=== Required task ===
Take every line from the first down to the line with "300, 400, 500];" and set it down exactly, without the pictures.

═════ Supplied material

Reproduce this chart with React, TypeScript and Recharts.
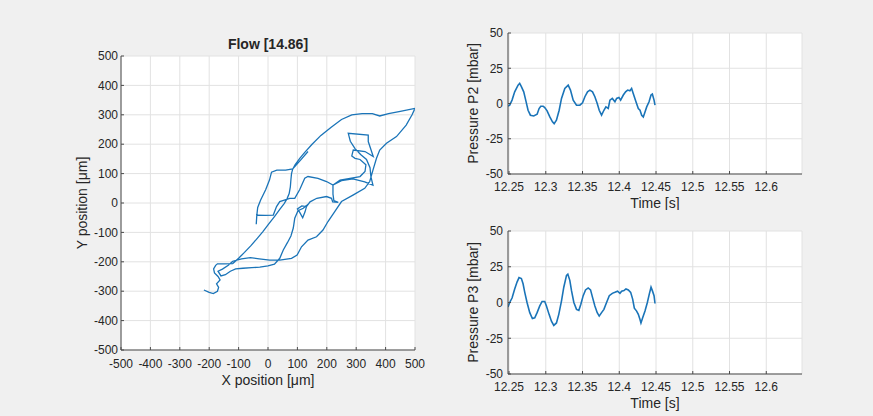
import React from 'react';
import { LineChart, Line, XAxis, YAxis, CartesianGrid } from 'recharts';

// ---------- data ----------
const POSITION_TICKS = [-500, -400, -300, -200, -100, 0, 100, 200, 300, 400, 500];

const TRAJ_X = [
  -218, -200, -186, -172, -168, -175, -163, -170, -182, -185, -178, -172, -150, -120,
  -100, -80, -58, -38, -18, 2, 22, 40, 55, 65, 72, 76, 78, 80, 84, 92,
  108, 125, 150, 180, 215, 250, 285, 320, 355, 380, 410, 450, 500,
  490, 470, 437, 403, 380, 369, 357, 346, 329, 289, 250, 227, 204, 187, 165, 136, 114, 99, 80, 40, 6, -30, -60, -90, -120,
  -135, -155, -170, -160, -145, -128, -110,
  -85, -55, -28, 0, 22, 40, 52, 66, 78, 86, 91, 102, 120,
  132, 126, 118, 108, 100, 115, 131,
  143, 166, 199, 216, 220, 239, 224, 221, 221,
  245, 279, 313, 330, 333, 313, 296, 285, 290, 330, 358, 341, 341, 273, 280, 296, 315, 335, 347, 350, 357, 329, 289, 250, 221,
  199, 170, 136, 125, 108, 91, 74, 40, 29, 18, -10, -38, -40, -38,
  -35, -25, -8, 5, 12, 30, 60, 84, 110, 136,
];
const TRAJ_Y = [
  -296, -304, -308, -300, -287, -275, -262, -250, -238, -224, -212, -207, -207, -206,
  -188, -168, -145, -122, -98, -72, -46, -22, -2, 15, 32, 55, 80, 100, 115, 130,
  152, 172, 200, 230, 258, 284, 300, 304, 304, 296, 304, 312, 322,
  300, 265, 226, 203, 180, 152, 112, 73, 50, 27, 5, -29, -63, -92, -115, -126, -149, -177, -188, -194, -194, -190, -186, -190, -198,
  -212, -225, -232, -248, -244, -232, -224,
  -222, -220, -218, -214, -208, -188, -160, -135, -112, -85, -52, -26, -18,
  -8, -30, -50, -32, -20, -10, -12,
  4, 16, 22, 16, 4, 2, 8, 30, 61,
  78, 84, 90, 107, 130, 148, 152, 160, 180, 175, 158, 209, 231, 237, 210, 185, 165, 148, 120, 90, 61, 72, 82, 76, 61,
  73, 84, 90, 84, 46, 16, 16, 5, -12, -41, -42, -41, -72, -41,
  -15, 10, 45, 78, 105, 112, 112, 116, 145, 175,
];

const TIME_TICKS = [12.25, 12.3, 12.35, 12.4, 12.45, 12.5, 12.55, 12.6];
const PRESSURE_TICKS = [-50, -25, 0, 25, 50];

const P2_TIME = [
  12.2486, 12.2509, 12.2541, 12.2577, 12.2623, 12.2645, 12.2668, 12.27, 12.2727, 12.2759,
  12.2791, 12.2836, 12.2882, 12.2909, 12.2932, 12.2964, 12.2986, 12.3018, 12.3055, 12.3091,
  12.3114, 12.3145, 12.3182, 12.3214, 12.3259, 12.3305, 12.3336, 12.3373, 12.3418, 12.3464,
  12.35, 12.3532, 12.3568, 12.36, 12.3636, 12.3668, 12.37, 12.3727, 12.3759, 12.3791,
  12.3818, 12.385, 12.3873, 12.3905, 12.3941, 12.3964, 12.3995, 12.4018, 12.4055, 12.4086,
  12.4114, 12.4145, 12.4168, 12.4191, 12.4227, 12.4259, 12.4282, 12.4305, 12.4327, 12.435,
  12.4373, 12.4405, 12.4432, 12.445, 12.4473, 12.4486,
];
const P2_VALUES = [
  -1.9, -1.2, 2.4, 8.3, 13, 14.3, 12, 8.3, 2.4, -4.8,
  -8.3, -8.8, -7.6, -3.6, -1.9, -1.9, -2.9, -5.2, -9.5, -13,
  -14.3, -11.9, -4.8, 3.6, 10.7, 13, 9.5, 2.4, -1.2, -1.2,
  0.5, 4.8, 8.3, 9.5, 8.3, 4.8, 0, -4.8, -8.3, -4.8,
  -2.4, -3.5, 2.4, 3.6, 1.2, 3.6, 4.3, 2.4, 6, 8.3,
  9.5, 9, 10.7, 7, 1.2, -3.6, -4.8, -8.3, -9.5, -6,
  -2.4, 1.2, 6, 6.7, 2.4, -1.2,
];

const P3_TIME = [
  12.2486, 12.2509, 12.2541, 12.2577, 12.2609, 12.2636, 12.2668, 12.2691, 12.2714, 12.2745,
  12.2782, 12.2818, 12.285, 12.2882, 12.2918, 12.295, 12.2986, 12.3009, 12.3045, 12.3077,
  12.3109, 12.3145, 12.3177, 12.3214, 12.3245, 12.3282, 12.33, 12.3327, 12.335, 12.3382,
  12.3418, 12.345, 12.3477, 12.3509, 12.3541, 12.3577, 12.3609, 12.3636, 12.3668, 12.37,
  12.3727, 12.3759, 12.3791, 12.3827, 12.3864, 12.3905, 12.3941, 12.3977, 12.4009, 12.4032,
  12.4064, 12.4091, 12.4123, 12.4155, 12.4182, 12.4205, 12.4236, 12.4259, 12.4282, 12.4295,
  12.4318, 12.435, 12.4382, 12.4409, 12.4432, 12.445, 12.4473, 12.4486,
];
const P3_VALUES = [
  -3.1, 0, 3.1, 9.5, 14.3, 17.4, 16.7, 13.1, 7.1, 0,
  -7.1, -11.2, -10.7, -7.1, -2.4, 0.7, 0.7, -2.4, -8.3, -13.1,
  -16, -14.3, -8.3, 1.2, 10.7, 19, 19.8, 15.5, 8.3, 0,
  -4.8, -5.5, -1.2, 4.8, 8.8, 10.2, 8.8, 3.6, -2.4, -7.1,
  -9.5, -7.1, -4.8, 0, 4.8, 6.4, 7.1, 7.9, 6.4, 7.9,
  8.3, 9.5, 8.8, 7.1, 2.4, -4, -6, -8.3, -11.9, -14.3,
  -10.7, -6, 0, 6, 10.7, 8.3, 4.8, -0.7,
];

const trajData = TRAJ_X.map((x, i) => ({ x, y: TRAJ_Y[i] }));
const p2Data = P2_TIME.map((t, i) => ({ t, p: P2_VALUES[i] }));
const p3Data = P3_TIME.map((t, i) => ({ t, p: P3_VALUES[i] }));

// ---------- styles ----------
const FONT = '"Liberation Sans", Arial, Helvetica, sans-serif';
const TEXT = '#262626';
const AXIS = '#4a4a4a';
const GRID = '#e2e2e2';
const BLUE = '#1a74b8';
const BG = '#f0f0f0';
const TICK_STYLE = { fill: TEXT, fontSize: 12, fontFamily: FONT };

const timeFmt = (v: number) => String(Number(v.toFixed(2)));

const textEl = (x: number, y: number, value: string, rotate = false, bold = false) => (
  <text
    key={value}
    x={x}
    y={y}
    textAnchor="middle"
    dominantBaseline="central"
    transform={rotate ? `rotate(-90 ${x} ${y})` : undefined}
    fill={TEXT}
    fontSize={14}
    fontWeight={bold ? 'bold' : 'normal'}
    fontFamily={FONT}
  >
    {value}
  </text>
);

const txt = (x: number, y: number, value: string, rotate = false) => () => textEl(x, y, value, rotate);

function PressureChart(props: {
  data: { t: number; p: number }[];
  top: number;
  height: number;
  marginTop: number;
  marginBottom: number;
  yLabel: string;
  yLabelY: number;
  xLabelY: number;
}) {
  const { data, top, height, marginTop, marginBottom, yLabel, yLabelY, xLabelY } = props;
  return (
    <div style={{ position: 'absolute', left: 440, top, width: 433, height }}>
      <LineChart
        width={433}
        height={height}
        data={data}
        margin={{ top: marginTop, right: 71, bottom: marginBottom, left: 28 }}
      >
        <CartesianGrid stroke={GRID} fill="#ffffff" />
        <XAxis
          type="number"
          dataKey="t"
          domain={[12.2486, 12.6486]}
          ticks={TIME_TICKS}
          allowDataOverflow
          tickFormatter={timeFmt}
          height={20}
          stroke={AXIS}
          tickSize={-3}
          tickMargin={11}
          tick={TICK_STYLE}
          interval={0}
          label={txt(215, xLabelY, 'Time [s]')}
        />
        <XAxis
          xAxisId="top"
          orientation="top"
          type="number"
          domain={[12.2486, 12.6486]}
          ticks={TIME_TICKS}
          allowDataOverflow
          height={0}
          stroke={AXIS}
          tickSize={-3}
          tick={false}
          interval={0}
        />
        <YAxis
          type="number"
          domain={[-50, 50]}
          ticks={PRESSURE_TICKS}
          allowDataOverflow
          width={40}
          stroke={AXIS}
          tickSize={-3}
          tickMargin={8}
          tick={TICK_STYLE}
          interval={0}
          label={txt(33, yLabelY, yLabel, true)}
        />
        <YAxis
          yAxisId="right"
          orientation="right"
          type="number"
          domain={[-50, 50]}
          ticks={PRESSURE_TICKS}
          allowDataOverflow
          width={0}
          stroke={AXIS}
          tickSize={-3}
          tick={false}
          interval={0}
        />
        <Line
          type="linear"
          dataKey="p"
          stroke={BLUE}
          strokeWidth={1.6}
          dot={false}
          isAnimationActive={false}
        />
      </LineChart>
    </div>
  );
}

export default function App() {
  return (
    <div
      style={{
        position: 'absolute',
        left: 0,
        top: 0,
        width: 873,
        height: 416,
        background: BG,
        overflow: 'hidden',
      }}
    >
      <div style={{ position: 'absolute', left: 0, top: 0, width: 440, height: 416 }}>
        <LineChart
          width={440}
          height={416}
          data={trajData}
          margin={{ top: 56, right: 25, bottom: 36, left: 66 }}
        >
          <CartesianGrid stroke={GRID} fill="#ffffff" />
          <XAxis
            type="number"
            dataKey="x"
            domain={[-500, 500]}
            ticks={POSITION_TICKS}
            allowDataOverflow
            height={30}
            stroke={AXIS}
            tickSize={-3}
            tickMargin={12}
            tick={TICK_STYLE}
            interval={0}
            label={txt(268, 380, 'X position [\u03BCm]')}
          />
          <XAxis
            xAxisId="top"
            orientation="top"
            type="number"
            domain={[-500, 500]}
            ticks={POSITION_TICKS}
            allowDataOverflow
            height={0}
            stroke={AXIS}
            tickSize={-3}
            tick={false}
            interval={0}
          />
          <YAxis
            type="number"
            domain={[-500, 500]}
            ticks={POSITION_TICKS}
            allowDataOverflow
            width={55}
            stroke={AXIS}
            tickSize={-3}
            tickMargin={6}
            tick={TICK_STYLE}
            interval={0}
            label={() => (
              <g>
                {textEl(82, 203, 'Y position [\u03BCm]', true)}
                {textEl(268, 44, 'Flow [14.86]', false, true)}
              </g>
            )}
          />
          <YAxis
            yAxisId="right"
            orientation="right"
            type="number"
            domain={[-500, 500]}
            ticks={POSITION_TICKS}
            allowDataOverflow
            width={0}
            stroke={AXIS}
            tickSize={-3}
            tick={false}
            interval={0}
          />
          <Line
            type="linear"
            dataKey="y"
            stroke={BLUE}
            strokeWidth={1.3}
            dot={false}
            isAnimationActive={false}
          />
        </LineChart>
      </div>
      <PressureChart
        data={p2Data}
        top={0}
        height={210}
        marginTop={33}
        marginBottom={16}
        yLabel="Pressure P2 [mbar]"
        yLabelY={103.5}
        xLabelY={203}
      />
      <PressureChart
        data={p3Data}
        top={210}
        height={206}
        marginTop={21}
        marginBottom={22}
        yLabel="Pressure P3 [mbar]"
        yLabelY={92.5}
        xLabelY={192.7}
      />
    </div>
  );
}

══════════

=== Solution to this task ===
Reproduce this chart with React, TypeScript and Recharts.
import React from 'react';
import { LineChart, Line, XAxis, YAxis, CartesianGrid } from 'recharts';

// ---------- data ----------
const POSITION_TICKS = [-500, -400, -300, -200, -100, 0, 100, 200, 300, 400, 500];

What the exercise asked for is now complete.